%%
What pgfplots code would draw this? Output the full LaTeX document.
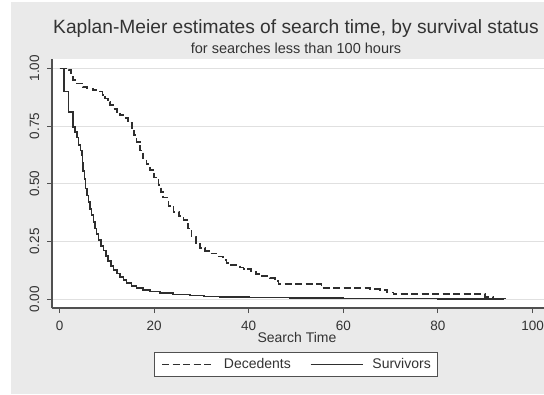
%%
%%
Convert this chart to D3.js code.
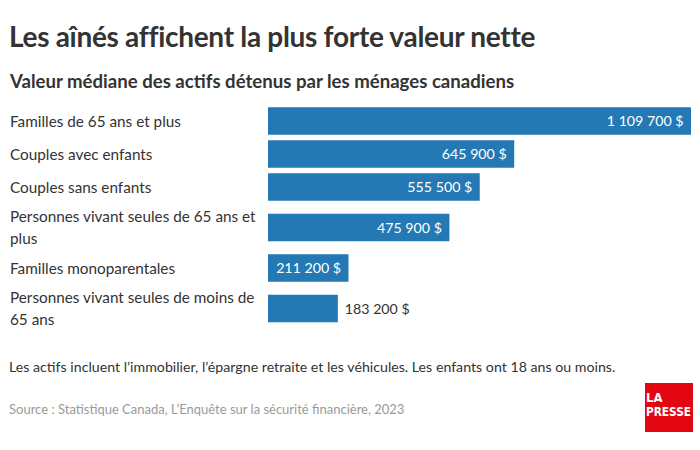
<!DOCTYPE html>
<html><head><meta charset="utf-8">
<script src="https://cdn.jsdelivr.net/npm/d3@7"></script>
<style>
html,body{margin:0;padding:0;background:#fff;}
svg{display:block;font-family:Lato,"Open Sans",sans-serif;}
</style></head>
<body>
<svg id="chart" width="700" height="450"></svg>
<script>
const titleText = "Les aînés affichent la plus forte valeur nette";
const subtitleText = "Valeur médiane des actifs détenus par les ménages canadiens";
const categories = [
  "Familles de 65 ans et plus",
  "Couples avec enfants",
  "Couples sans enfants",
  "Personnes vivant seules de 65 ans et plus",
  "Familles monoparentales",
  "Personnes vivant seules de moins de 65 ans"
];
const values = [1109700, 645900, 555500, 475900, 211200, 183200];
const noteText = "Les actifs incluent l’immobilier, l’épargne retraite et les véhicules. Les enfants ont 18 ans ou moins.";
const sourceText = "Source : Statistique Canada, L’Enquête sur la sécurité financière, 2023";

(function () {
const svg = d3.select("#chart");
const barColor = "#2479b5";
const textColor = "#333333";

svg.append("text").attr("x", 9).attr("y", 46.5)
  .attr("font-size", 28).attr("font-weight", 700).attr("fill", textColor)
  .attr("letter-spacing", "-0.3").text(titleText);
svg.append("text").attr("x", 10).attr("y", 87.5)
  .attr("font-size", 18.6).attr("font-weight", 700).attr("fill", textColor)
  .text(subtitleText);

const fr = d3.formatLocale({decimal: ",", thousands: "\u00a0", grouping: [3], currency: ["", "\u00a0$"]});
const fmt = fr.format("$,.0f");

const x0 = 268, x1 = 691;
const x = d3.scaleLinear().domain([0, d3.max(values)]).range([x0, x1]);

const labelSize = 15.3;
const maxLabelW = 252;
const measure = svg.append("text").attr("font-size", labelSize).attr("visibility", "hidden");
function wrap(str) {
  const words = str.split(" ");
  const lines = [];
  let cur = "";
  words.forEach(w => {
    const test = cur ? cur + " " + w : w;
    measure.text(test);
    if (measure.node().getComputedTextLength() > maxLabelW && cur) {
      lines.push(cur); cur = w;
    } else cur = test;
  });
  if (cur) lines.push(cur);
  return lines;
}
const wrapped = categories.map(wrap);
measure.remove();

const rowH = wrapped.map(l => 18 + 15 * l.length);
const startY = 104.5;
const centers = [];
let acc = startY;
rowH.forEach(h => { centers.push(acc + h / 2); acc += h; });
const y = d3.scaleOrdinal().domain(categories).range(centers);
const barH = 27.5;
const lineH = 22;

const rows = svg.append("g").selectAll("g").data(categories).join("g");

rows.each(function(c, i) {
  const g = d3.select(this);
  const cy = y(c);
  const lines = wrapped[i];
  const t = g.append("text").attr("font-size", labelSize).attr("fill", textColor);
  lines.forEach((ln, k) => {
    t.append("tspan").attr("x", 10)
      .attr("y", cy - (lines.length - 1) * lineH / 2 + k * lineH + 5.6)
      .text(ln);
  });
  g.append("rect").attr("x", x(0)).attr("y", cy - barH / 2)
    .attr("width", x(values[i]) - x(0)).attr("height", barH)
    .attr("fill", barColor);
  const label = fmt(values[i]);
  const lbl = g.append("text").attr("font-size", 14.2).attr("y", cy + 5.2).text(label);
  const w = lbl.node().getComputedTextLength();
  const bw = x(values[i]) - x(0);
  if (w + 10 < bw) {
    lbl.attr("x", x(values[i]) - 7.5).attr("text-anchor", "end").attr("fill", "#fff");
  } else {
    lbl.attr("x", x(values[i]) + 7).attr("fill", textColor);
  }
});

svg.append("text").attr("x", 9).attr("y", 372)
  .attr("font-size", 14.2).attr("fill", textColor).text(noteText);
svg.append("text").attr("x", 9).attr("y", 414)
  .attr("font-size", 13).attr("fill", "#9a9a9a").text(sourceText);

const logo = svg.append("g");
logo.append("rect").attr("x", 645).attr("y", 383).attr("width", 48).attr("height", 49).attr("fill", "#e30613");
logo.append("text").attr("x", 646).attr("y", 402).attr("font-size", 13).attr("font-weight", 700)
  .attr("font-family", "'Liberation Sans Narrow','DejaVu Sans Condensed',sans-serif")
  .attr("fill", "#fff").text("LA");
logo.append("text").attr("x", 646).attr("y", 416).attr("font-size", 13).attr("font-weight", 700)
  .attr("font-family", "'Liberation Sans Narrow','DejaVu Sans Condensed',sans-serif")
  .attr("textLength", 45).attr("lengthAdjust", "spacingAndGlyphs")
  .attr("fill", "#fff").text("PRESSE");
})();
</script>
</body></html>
%%
Output a single number: how many lines contain the word "this".

3